In the latest predictions by the International Monetary Fund (IMF), South Africa is poised to momentarily top Africa's economy in 2024 with a Gross Domestic Product (GDP) of $401 billion. This forecast places South Africa ahead of Nigeria ($395 billion) and Egypt ($358 billion). However, by 2026, Nigeria and Egypt are projected to reclaim their positions, pushing South Africa back to third place.
Nigeria's economic challenges are attributed to declining oil production, inflation, and a depreciating naira. To counter these issues, President Bola Tinubu has initiated policy changes which include an overhaul of the foreign-exchange system. These reforms aim to reinvigorate Nigeria's economy and project a GDP growth of 3.1% in 2024. Daniel Leigh from the IMF’s research department supports these measures, stating they will lead to "stronger and more inclusive growth". African economist Yvonne Mhango emphasizes the importance of improving oil output, managing insecurity, and addressing power sector issues for Nigeria's GDP expansion.

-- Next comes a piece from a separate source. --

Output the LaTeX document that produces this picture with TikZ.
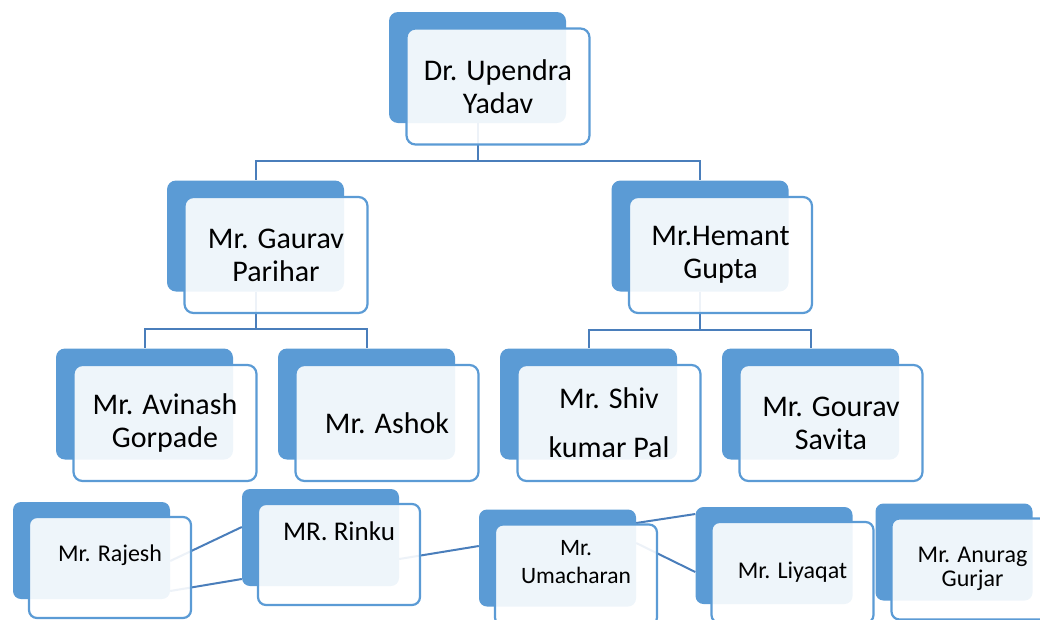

Egypt is currently grappling with a foreign-exchange crisis which has led to three currency devaluations since 2022. As part of a $3 billion IMF package secured last year, Egypt is expected to adopt a flexible exchange rate system following the December elections where President Abdel-Fattah El-Sisi seeks to extend his rule until 2030. If Egypt passes IMF evaluations successfully, it could unlock $700 million in delayed loan tranches and a $1.3 billion resilience fund. This financial boost could potentially attract significant Gulf investments into Egypt.
South Africa's rand operates on a free-floating exchange rate but has depreciated by 10% against the dollar this year due to concerns over the National Treasury missing its budget deficit targets and record power cuts. Should South Africa manage to improve its power situation and implement other reforms, it could reach a potential growth rate of 2.5% to 3%.